David Tennant plays Nilsen, in further confirmation that we are now safely out of the actor’s manic phase, characterised by Doctor Who and DI Alec Hardy in Broadchurch (both showy and – though it seemed to be only me who was bothered about this – slightly spittle-flecked performances), and into calmer and more compelling roles. If he didn’t quite pull off the heightened evil of the coolly calibrating antihero Kilgrave in Jessica Jones, he found his groove portraying the quotidian horrors hidden in ordinary men in Deadwater Fell (as a coercive controller husband) and Criminal (as a doctor accused of sexually assaulting and murdering his teenage stepdaughter). Both, it now seems, were stepping stones to this brilliantly controlled, understated yet commanding performance as the perfectly ordinary, union-leading, valued-by-colleagues, monstrous narcissist and serial killer Nilsen. He is matched in prowess by Mays as the increasingly appalled and broken policeman in charge of the investigation, who follows his duty however much further it leads him into the mire. They are generous performances, neither hogging the limelight when they appear together, and creating something even greater than the sum of their parts.
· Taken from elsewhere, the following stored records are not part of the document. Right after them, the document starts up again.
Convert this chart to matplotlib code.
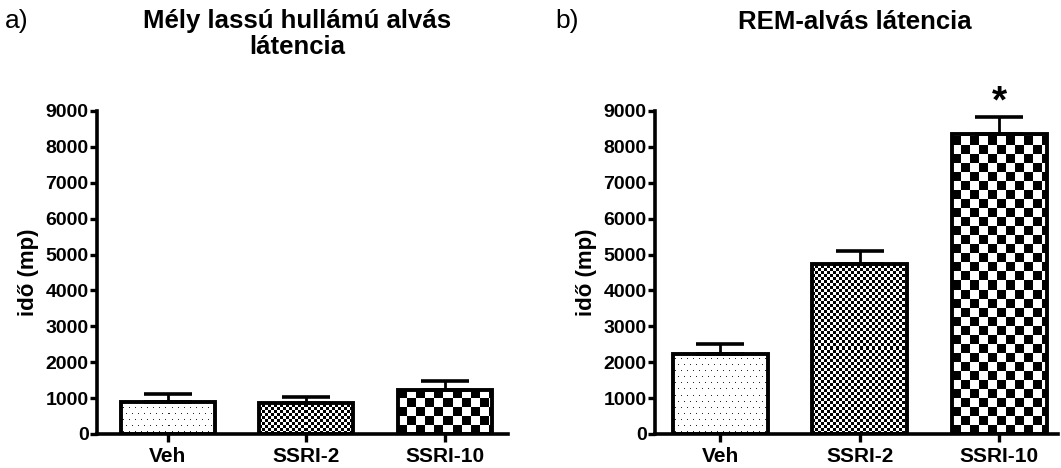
import numpy as np
import matplotlib
matplotlib.use("Agg")
import matplotlib.pyplot as plt

plt.rcParams['font.family'] = ['Liberation Sans', 'DejaVu Sans']

categories = ["Veh", "SSRI-2", "SSRI-10"]
swsl_mean = [890, 850, 1225]
swsl_sem = [220, 180, 255]
rem_mean = [2240, 4740, 8370]
rem_sem = [270, 370, 470]
patterns = ["dots", "fine", "coarse"]
yticks = [0, 1000, 2000, 3000, 4000, 5000, 6000, 7000, 8000, 9000]

W, H, DPI = 1061, 468, 100
fig = plt.figure(figsize=(W / DPI, H / DPI), dpi=DPI)


def make_pattern(kind, w, h):
    yy, xx = np.mgrid[0:h, 0:w]
    if kind == "coarse":
        c = 9
        img = np.where(((xx // c) + (yy // c)) % 2 == 0, 0.0, 1.0)
    elif kind == "fine":
        c = 3
        img = np.where(((xx // c) + (yy // c)) % 2 == 0, 0.0, 1.0)
    else:
        p = 6
        row = yy // p
        shift = (row % 2) * (p // 2)
        dots = ((yy % p) == 2) & (((xx + shift) % p) == 2)
        img = np.where(dots, 0.15, 1.0)
    return img


def panel(rect, means, sems, xlim, star=False):
    ax = fig.add_axes(rect)
    x = np.arange(len(categories))
    ax.set_xlim(*xlim)
    ax.set_ylim(0, 9000)
    bars = ax.bar(x, means, width=0.68, facecolor='none', edgecolor='black',
                  linewidth=2.8, zorder=3)
    fig.canvas.draw()
    for b, kind in zip(bars, patterns):
        x0, y0 = b.get_x(), b.get_y()
        x1, y1 = x0 + b.get_width(), y0 + b.get_height()
        p0 = ax.transData.transform((x0, y0))
        p1 = ax.transData.transform((x1, y1))
        wpx = max(int(round(abs(p1[0] - p0[0]))), 1)
        hpx = max(int(round(abs(p1[1] - p0[1]))), 1)
        img = make_pattern(kind, wpx, hpx)
        im = ax.imshow(img, cmap='gray', vmin=0, vmax=1, extent=(x0, x1, y0, y1),
                       origin='lower', interpolation='nearest', aspect='auto', zorder=2)
        im.set_clip_path(b)
    ax.set_aspect('auto')
    ax.set_xlim(*xlim)
    ax.set_ylim(0, 9000)
    ax.errorbar(x, means, yerr=[np.zeros(len(sems)), sems], fmt='none',
                ecolor='black', elinewidth=2.0, capsize=17, capthick=2.6, zorder=4)
    for s in ['top', 'right']:
        ax.spines[s].set_visible(False)
    for s in ['left', 'bottom']:
        ax.spines[s].set_linewidth(2.6)
    ax.set_yticks(yticks)
    ax.set_xticks(x)
    ax.set_xticklabels(categories, fontsize=15, fontweight='bold')
    ax.tick_params(axis='y', labelsize=14, width=2.4, length=5, pad=1)
    for t in ax.get_yticklabels():
        t.set_fontweight('bold')
    ax.tick_params(axis='x', width=2.4, length=6, pad=3)
    ax.set_ylabel("idő (mp)", fontsize=16, fontweight='bold', labelpad=5)
    if star:
        ax.text(x[-1], means[-1] + sems[-1] + 400, "*", ha='center', va='center',
                fontsize=28, fontweight='bold')
    return ax


panel([97 / W, 34 / H, 411 / W, 323 / H], swsl_mean, swsl_sem, (-0.51, 2.455))
panel([655 / W, 34 / H, 403 / W, 323 / H], rem_mean, rem_sem, (-0.466, 2.42), star=True)

fig.text(297 / W, 1 - 34 / H, "Mély lassú hullámú alvás\nlátencia", fontsize=18.5,
         fontweight='bold', ha='center', va='center', linespacing=1.15)
fig.text(855 / W, 1 - 22 / H, "REM-alvás látencia", fontsize=18.5,
         fontweight='bold', ha='center', va='center')
fig.text(5 / W, 1 - 21 / H, "a)", fontsize=19, ha='left', va='center')
fig.text(555 / W, 1 - 21 / H, "b)", fontsize=19, ha='left', va='center')

fig.savefig("out.png", dpi=DPI)
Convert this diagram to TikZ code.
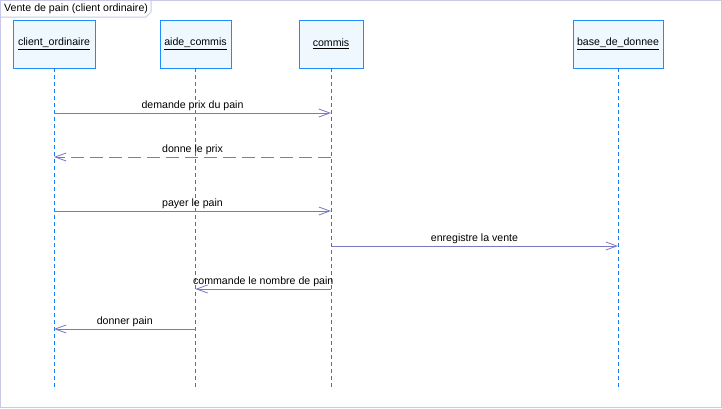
\documentclass[tikz,border=0pt]{standalone}
\usepackage{fontspec}
\setmainfont{Liberation Sans}
\usetikzlibrary{arrows.meta}
\definecolor{framec}{RGB}{200,200,232}
\definecolor{boxb}{RGB}{30,140,255}
\definecolor{boxf}{RGB}{240,248,255}
\definecolor{lifec}{RGB}{20,125,240}
\definecolor{msgc}{RGB}{120,120,195}
\begin{document}
\begin{tikzpicture}[x=1pt,y=-1pt,
  font=\fontsize{10.6}{12}\selectfont,
  objbox/.style={draw=boxb, line width=0.9pt, fill=boxf, minimum height=48pt, inner sep=0pt, text=black},
  lifeline/.style={draw=lifec, line width=0.9pt, dash pattern=on 4pt off 3pt},
  msg/.style={draw=msgc, line width=0.8pt, -{Straight Barb[length=11pt,width=8pt,line width=0.8pt]}},
  retmsg/.style={msg, dash pattern=on 13pt off 6pt},
  lbl/.style={anchor=base, yshift=5pt, inner sep=0pt, text=black}]
\useasboundingbox (0,0) rectangle (722,408);
\fill[white] (0,0) rectangle (722,408);
\draw[framec, line width=1pt] (0.5,0.5) rectangle (721.5,407.5);
\draw[framec, line width=1pt] (0.5,17) -- (146,17) -- (151,12) -- (151,0.5);
\node[anchor=west, inner sep=0pt, text=black] (title) at (4,8.5) {Vente de pain (client ordinaire)};

\node[objbox, minimum width=82pt] (co) at (54,44) {\underline{client\_ordinaire}};
\node[objbox, minimum width=71pt] (ac) at (195.5,44) {\underline{aide\_commis}};
\node[objbox, minimum width=64pt] (cm) at (331,44) {\underline{commis}};
\node[objbox, minimum width=90pt] (bd) at (618,44) {\underline{base\_de\_donnee}};

\coordinate (bot) at (0,388);
\draw[lifeline] (co.south) -- (co |- bot);
\draw[lifeline] (ac.south) -- (ac |- bot);
\draw[lifeline] (cm.south) -- (cm |- bot);
\draw[lifeline] (bd.south) -- (bd |- bot);

\coordinate (y1) at (0,113);
\coordinate (y2) at (0,157);
\coordinate (y3) at (0,211);
\coordinate (y4) at (0,246);
\coordinate (y5) at (0,289);
\coordinate (y6) at (0,329);

\draw[msg] (co |- y1) -- node[lbl] {demande prix du pain} (cm |- y1);
\draw[retmsg] (cm |- y2) -- node[lbl] {donne le prix} (co |- y2);
\draw[msg] (co |- y3) -- node[lbl] {payer le pain} (cm |- y3);
\draw[msg] (cm |- y4) -- node[lbl] {enregistre la vente} (bd |- y4);
\draw[msg] (cm |- y5) -- node[lbl] {commande le nombre de pain} (ac |- y5);
\draw[msg] (ac |- y6) -- node[lbl] {donner pain} (co |- y6);
\end{tikzpicture}
\end{document}
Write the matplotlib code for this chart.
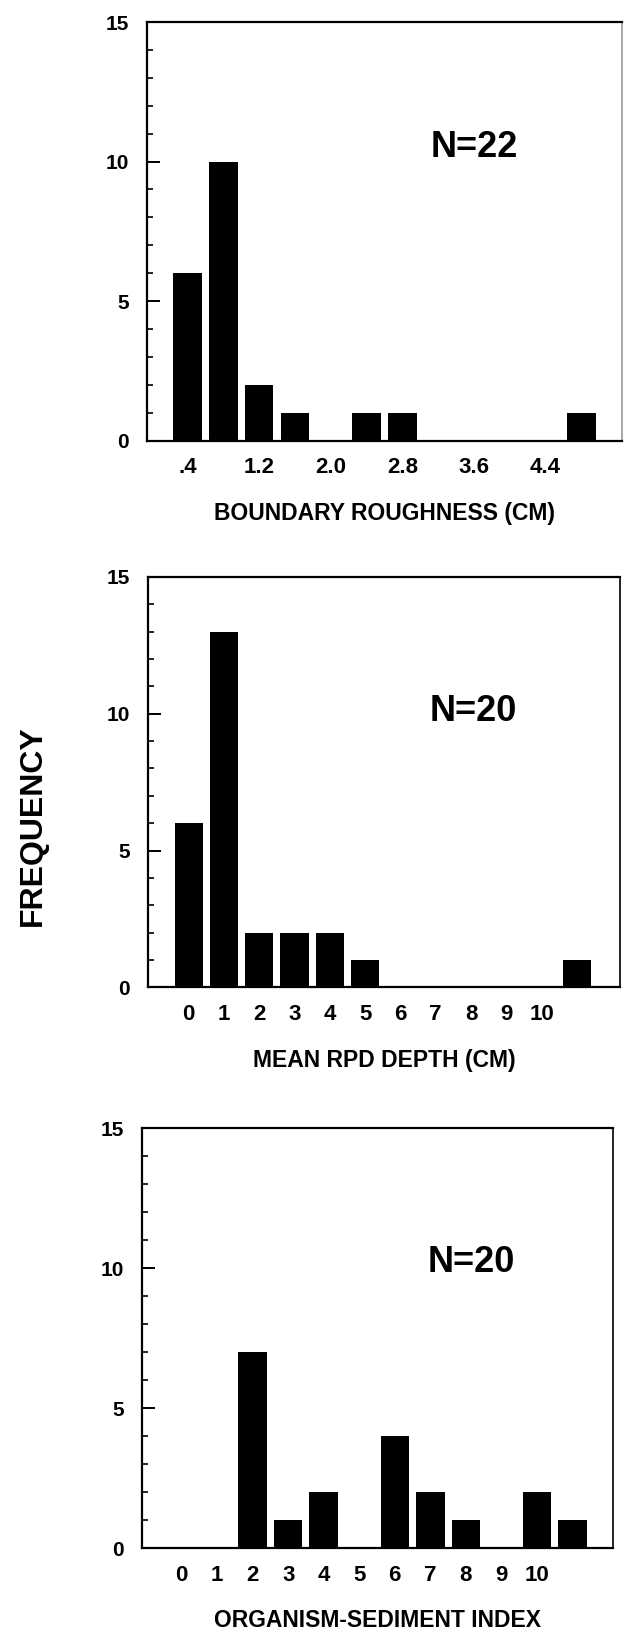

Jason Watkins appears as the writer Brian Masters, whose Nilsen biography (Killing for Company) the drama is based on, providing an additional point of view beyond that of Nilsen and the police. Considering its origins, his is a slightly underwritten and unconvincing part – I think he is there to make overt the point that there is justification for delving into the mind and makings of a murderer, but it is one that the drama makes much better on its own.

It does this by showing us the unrelentingly bleak reality of it all. Of Nilsen’s spare and lonely life; of the endless vulnerabilities of the boys and men that he so ruthlessly exploited; of the media attention (in later episodes) that seized on the most sordid details and further poisoned an already toxic horror with homophobia; of the slow, painstaking work of gathering evidence and working out identities; of the political and financial concerns of the top brass that endlessly chip away at justice in the real and unfair world.

The first episode covers Nilsen’s discovery and arrest as he drip-feeds them information to keep their attention, the second covers the preparation to charge, and the third the trial and verdict. Every bit of it remains defiantly unglamorous – ever aware of the banality as well as the corruption of the soul that brought it all about. Rare it is to watch a drama about a serial killer that leaves you feeling as though the victims have been done a service. In the end, perhaps the greatest accolade that can be given this sensitive, finely worked piece is that Nilsen himself, attention-seeking narcissist though he was, would surely have hated it.